City of Charleston employees set for PEIA switch on Wednesday

CHARLESTON, W.Va. — Employees with the City of Charleston and Kanawha County are set for the switch to Public Employees Insurance Agency plans.

With the first day of the 2020-2021 fiscal year on Wednesday for many municipalities, the city is set to have around 600 employees move away from the self-insured plans to the state-run Public Employees Insurance Agency (PEIA).

Jonathan Storage, the Charleston City Manager previously told WCHS-AM if a switch did not happen, the city would have faced a budget deficit by as much as $16.5 million by 2024.

“There is a significant saving providing the same amount of coverage for the same number of employees that is saving a tremendous amount,” Storage said.

“Even with subsidizing 100 percent of the deductible for Plan C and an 80/20 premium split where the City of Charleston is paying 80 percent of the premium.”

Per the city’s website, active employees will have access to all seven plans offered by PEIA. However, the City will only subsidize PPB Plan A and PPB Plan C. Plan A is a PPO plan, similar to what was offered by the City.

Plan C is a High-Deductible Health Plan, paired with a Health Savings Account.

Employees are guaranteed to have the same doctors as doctors are required to take PEIA, Storage said.

Support for the plans has not been hard to come by, he added. The plan to offer PEIA was passed through unanimously by the Charleston City Council earlier this year.

The city put on six informative seminars on a potential switch before the COVID-19 pandemic. The city has also mailed out notices, made videos and changed its website to better inform employees of the switch.

“This has been multiple months,” Storage said. “This is not something where you flip a switch and everyone is on a new plan. It requires applications, it requires supporting documentation and it requires a lot of education.”
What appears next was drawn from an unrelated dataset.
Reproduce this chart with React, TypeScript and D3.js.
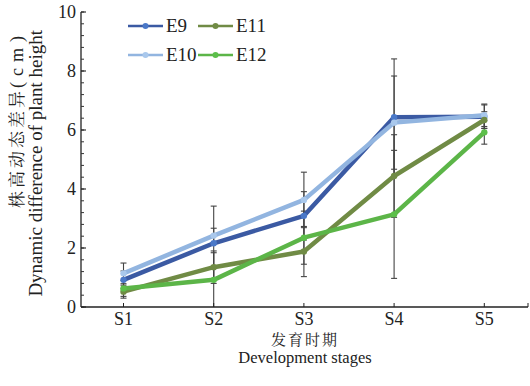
import React from "react";
import * as d3 from "d3";

const stages = ["S1", "S2", "S3", "S4", "S5"];
const seriesNames = ["E9", "E10", "E11", "E12"];
const e9 = [0.92, 2.16, 3.09, 6.43, 6.45];
const e10 = [1.14, 2.42, 3.63, 6.25, 6.5];
const e11 = [0.52, 1.35, 1.88, 4.44, 6.34];
const e12 = [0.63, 0.92, 2.35, 3.14, 5.92];
const e9Err = [0.3, 1.26, 0.82, 1.98, 0.4];
const e10Err = [0.35, 0.25, 0.94, 1.58, 0.38];
const e11Err = [0.22, 0.55, 0.85, 1.4, 0.28];
const e12Err = [0.27, 0.92, 0.9, 2.17, 0.4];
const yTicks = [0, 2, 4, 6, 8, 10];

const lineColors = ["#3b5aa3", "#92b5e0", "#708b45", "#5cb548"];
const markerColors = ["#4a78c8", "#a9c8ec", "#708b45", "#5cbf4a"];

const W = 530;
const H = 386;
const left = 81;
const right = 528;
const top = 12;
const bottom = 307;

const serifStyle = { fontFamily: "'Liberation Serif', 'Times New Roman', Times, serif" };
const cjkStyle = { fontFamily: "'Noto Serif CJK SC', 'Noto Sans CJK SC', sans-serif" };

export default function App() {
  const values = [e9, e10, e11, e12];
  const errs = [e9Err, e10Err, e11Err, e12Err];
  const x = d3.scaleLinear().domain([1, 5]).range([123.5, 484.3]);
  const y = d3.scaleLinear().domain([0, 10]).range([bottom, top]);
  const line = d3
    .line<number>()
    .x((_, i) => x(i + 1))
    .y((d) => y(d));
  const minor = d3.range(0, 10.001, 0.4);

  const legendPos = [
    { x: 128, y: 26 },
    { x: 128, y: 55 },
    { x: 198, y: 26 },
    { x: 198, y: 55 },
  ];

  return (
    <svg width={W} height={H} style={{ position: "absolute", left: 0, top: 0, background: "#fff" }}>
      {values.map((vals, si) =>
        vals.map((v, i) => {
          const cx = x(i + 1);
          const lo = Math.max(0, v - errs[si][i]);
          const hi = v + errs[si][i];
          return (
            <g key={`err-${si}-${i}`} stroke="#444" strokeWidth={1.1}>
              <line x1={cx} x2={cx} y1={y(lo)} y2={y(hi)} />
              <line x1={cx - 3} x2={cx + 3} y1={y(hi)} y2={y(hi)} />
              {lo > 0 && <line x1={cx - 3} x2={cx + 3} y1={y(lo)} y2={y(lo)} />}
            </g>
          );
        })
      )}
      {values.map((vals, si) => (
        <g key={`s-${si}`}>
          <path d={line(vals) || ""} fill="none" stroke={lineColors[si]} strokeWidth={4.5} strokeLinejoin="round" />
          {vals.map((v, i) => (
            <circle key={i} cx={x(i + 1)} cy={y(v)} r={3.2} fill={markerColors[si]} />
          ))}
        </g>
      ))}
      <line x1={left} x2={left} y1={top} y2={bottom} stroke="#222" strokeWidth={1.3} />
      <line x1={left} x2={right} y1={bottom} y2={bottom} stroke="#222" strokeWidth={1.3} />
      {minor.map((t, i) => (
        <line key={`mt-${i}`} x1={left} x2={left + 3} y1={y(t)} y2={y(t)} stroke="#333" strokeWidth={1} />
      ))}
      {yTicks.map((t) => (
        <g key={`yt-${t}`}>
          <line x1={left} x2={left + 5} y1={y(t)} y2={y(t)} stroke="#222" strokeWidth={1.1} />
          <text x={left - 5} y={y(t) + 6} textAnchor="end" style={serifStyle} fontSize={18} fill="#222">
            {t}
          </text>
        </g>
      ))}
      {stages.map((s, i) => (
        <g key={s}>
          <line x1={x(i + 1)} x2={x(i + 1)} y1={bottom} y2={bottom - 4} stroke="#222" strokeWidth={1} />
          <text x={x(i + 1)} y={bottom + 18} textAnchor="middle" style={serifStyle} fontSize={18} fill="#222">
            {s}
          </text>
        </g>
      ))}
      <line x1={right} x2={right} y1={bottom} y2={bottom - 4} stroke="#222" strokeWidth={1} />
      <text x={305} y={345} textAnchor="middle" style={cjkStyle} fontSize={15} letterSpacing={2} fill="#222">
        发育时期
      </text>
      <text x={305} y={363} textAnchor="middle" style={serifStyle} fontSize={16.5} fill="#222">
        Development stages
      </text>
      <text transform="translate(23,30) rotate(-90)" textAnchor="end" fill="#222">
        <tspan style={cjkStyle} fontSize={17} letterSpacing={3}>株高动态差异</tspan>
        <tspan style={serifStyle} fontSize={18} letterSpacing={6}>(cm)</tspan>
      </text>
      <text transform="translate(42,30) rotate(-90)" textAnchor="end" style={serifStyle} fontSize={19} fill="#222">
        Dynamic difference of plant height
      </text>
      {seriesNames.map((n, i) => (
        <g key={n}>
          <line x1={legendPos[i].x} x2={legendPos[i].x + 35} y1={legendPos[i].y} y2={legendPos[i].y} stroke={lineColors[i]} strokeWidth={2.5} />
          <circle cx={legendPos[i].x + 17.5} cy={legendPos[i].y} r={3} fill={markerColors[i]} />
          <text x={legendPos[i].x + 38} y={legendPos[i].y + 6} style={serifStyle} fontSize={19} fill="#222">
            {n}
          </text>
        </g>
      ))}
    </svg>
  );
}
Premiums would not change for three years and Storage said the city can readjust then if need be.

Kanawha County will join the City of Charleston and hundreds of municipalities around the state on PEIA. Storage said the city and its employees are excited about Wednesday.

“Any issues with getting documents in to make sure you have birth certificates for your children or marriage licenses for your purposes, those things might need to be cleaned up for people who have been waiting a little bit but other than that we are expecting to go full tilt on Wednesday,” he said.